The snapshot made me feel instantly sick to my stomach. I was shocked, Nauseated, Disgusted.
I don’t have that snapshot. After the look on my face, my colleague was kind enough to erase it from his phone. I think he knew how I felt.
I didn’t recognise myself. I had no idea I got that big. I’m by no means a candidate fro TLC’s “My 600 Pound Life” or anything (Great show btw), but this wasn’t me. This couldn’t be me.
For months before, I had been a silent follower of this program I stumbled across on Facebook. It’s called Kelfit. The stories of this ladies-only group kept me coming back to witness the fitness.
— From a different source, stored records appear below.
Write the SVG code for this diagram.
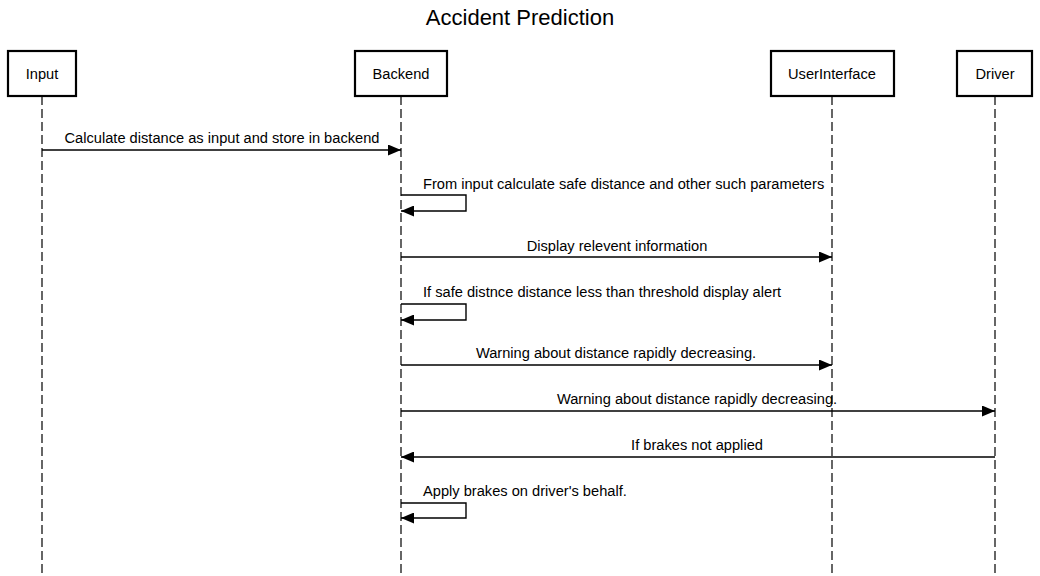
<svg xmlns="http://www.w3.org/2000/svg" width="1040" height="576" viewBox="0 0 1040 576">
<style>
.box{fill:#fff;stroke:#000;stroke-width:2.2}
.life{stroke:#000;stroke-width:1.2;stroke-dasharray:9 4;fill:none}
.msg{stroke:#000;stroke-width:1.4;fill:none}
text{font-family:"Liberation Sans",Arial,sans-serif;font-size:14.65px;fill:#000}
.c{text-anchor:middle}
.title{font-size:22px}
</style>
<defs>
<marker id="ah" viewBox="0 0 13 11" refX="13" refY="5.5" markerWidth="13" markerHeight="11" markerUnits="userSpaceOnUse" orient="auto">
<path d="M0,0 L13,5.5 L0,11 Z" fill="#000"/>
</marker>
</defs>
<rect width="1040" height="576" fill="#fff"/>
<text class="c title" x="520" y="25">Accident Prediction</text>
<g id="lifelines">
<line class="life" x1="42" y1="96" x2="42" y2="576"/>
<line class="life" x1="401" y1="96" x2="401" y2="576"/>
<line class="life" x1="832" y1="96" x2="832" y2="576"/>
<line class="life" x1="995" y1="96" x2="995" y2="576"/>
</g>
<g id="node-input"><rect class="box" x="8" y="51" width="68" height="45"/><text class="c" x="42" y="79">Input</text></g>
<g id="node-backend"><rect class="box" x="355" y="51" width="92" height="45"/><text class="c" x="401" y="79">Backend</text></g>
<g id="node-ui"><rect class="box" x="771" y="51" width="123" height="45"/><text class="c" x="832" y="79">UserInterface</text></g>
<g id="node-driver"><rect class="box" x="957" y="51" width="75" height="45"/><text class="c" x="995" y="79">Driver</text></g>
<g id="connectors">
<line class="msg" x1="42" y1="150" x2="401" y2="150" marker-end="url(#ah)"/>
<text class="c" x="222" y="143">Calculate distance as input and store in backend</text>
<polyline class="msg" points="401,195 466,195 466,211 401,211" marker-end="url(#ah)"/>
<text x="423" y="189">From input calculate safe distance and other such parameters</text>
<line class="msg" x1="401" y1="257" x2="832" y2="257" marker-end="url(#ah)"/>
<text class="c" x="617" y="251">Display relevent information</text>
<polyline class="msg" points="401,304 466,304 466,320 401,320" marker-end="url(#ah)"/>
<text x="423" y="297">If safe distnce distance less than threshold display alert</text>
<line class="msg" x1="401" y1="365" x2="832" y2="365" marker-end="url(#ah)"/>
<text class="c" x="616" y="358">Warning about distance rapidly decreasing.</text>
<line class="msg" x1="401" y1="411" x2="995" y2="411" marker-end="url(#ah)"/>
<text class="c" x="697" y="404">Warning about distance rapidly decreasing.</text>
<line class="msg" x1="995" y1="457" x2="401" y2="457" marker-end="url(#ah)"/>
<text class="c" x="697" y="450">If brakes not applied</text>
<polyline class="msg" points="401,503 466,503 466,518 401,518" marker-end="url(#ah)"/>
<text x="423" y="496">Apply brakes on driver's behalf.</text>
</g>
</svg>
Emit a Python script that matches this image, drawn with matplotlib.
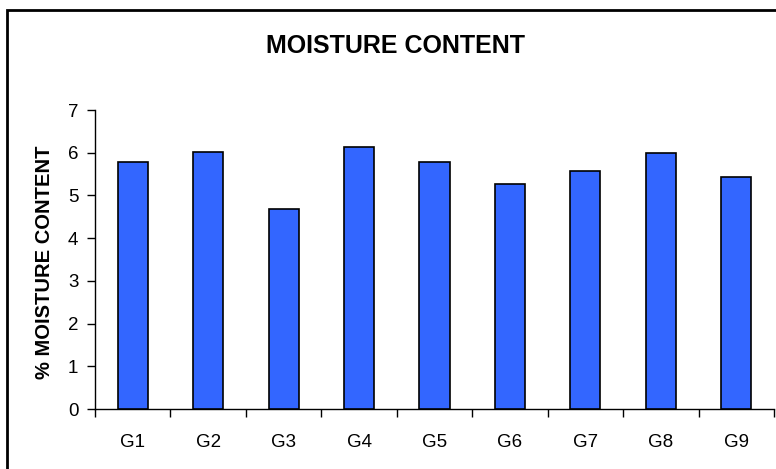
import matplotlib
matplotlib.use("Agg")
import matplotlib.pyplot as plt
from matplotlib.patches import Rectangle

categories = ["G1", "G2", "G3", "G4", "G5", "G6", "G7", "G8", "G9"]
moisture = [5.78, 6.02, 4.68, 6.13, 5.78, 5.27, 5.57, 5.99, 5.43]

plt.rcParams["font.family"] = ["Liberation Sans", "DejaVu Sans"]

fig = plt.figure(figsize=(7.76, 4.69), dpi=100)
ax = fig.add_axes([0.1224, 0.1279, 0.875, 0.6375])

x = list(range(len(categories)))
ax.bar(x, moisture, width=0.4, color="#3366FF", edgecolor="black", linewidth=1.2, zorder=3)

ax.set_xlim(-0.5, len(categories) - 0.5)
ax.set_ylim(0, 7)
ax.set_yticks(range(0, 8))
ax.tick_params(axis="y", direction="out", length=6, width=1, labelsize=13.5, pad=6)

# category boundaries get the ticks, labels sit in the middle
ax.set_xticks([i - 0.5 for i in range(len(categories) + 1)])
ax.set_xticklabels([])
ax.tick_params(axis="x", which="major", direction="out", length=6, width=1)
ax.set_xticks(x, minor=True)
ax.set_xticklabels(categories, minor=True)
ax.tick_params(axis="x", which="minor", length=0, labelsize=13.5, pad=18)

for s in ["top", "right"]:
    ax.spines[s].set_visible(False)
ax.spines["left"].set_linewidth(1)
ax.spines["bottom"].set_linewidth(1)

ax.set_ylabel("% MOISTURE CONTENT", fontsize=14.5, fontweight="bold")
ax.yaxis.set_label_coords(-0.06, 0.49)
fig.text(0.51, 0.902, "MOISTURE CONTENT", ha="center", va="center", fontsize=18, fontweight="bold")

# outer chart frame (cut off at right and bottom)
fig.patches.append(Rectangle((7 / 776, -0.1), 1.2, 1 - 10 / 469 + 0.1, transform=fig.transFigure,
                             fill=False, edgecolor="black", linewidth=2))

fig.savefig("out.png", dpi=100)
Seeing ladies come together to get people to join, to support, motivate and just be kind people. (An often unheard of concept in the cyber world, mind you. ) This place made me feel safe, a place I could go when I needed to lose weight. Little did I know that time had been my present for a long time already…
Without hesitation, without a moment’s breath to make sure I had enough money in my account, I signed up to this group. Within 10 minutes of seeing that photo of myself, my true self, I had become a Kelfit Gal.
Kelly Stegen and Gerda Colloty Dennis are ladies I follwed to through the social network, anonomously, admiring them and what they do, all from a distance. I’ve been on Kelfit for 5 weeks. Almost 40cm gone, and just under 4 kgs gone. It might not seem like much, but this is my new lifestyle. My new way of functioning. My new life, And it’s only just begun.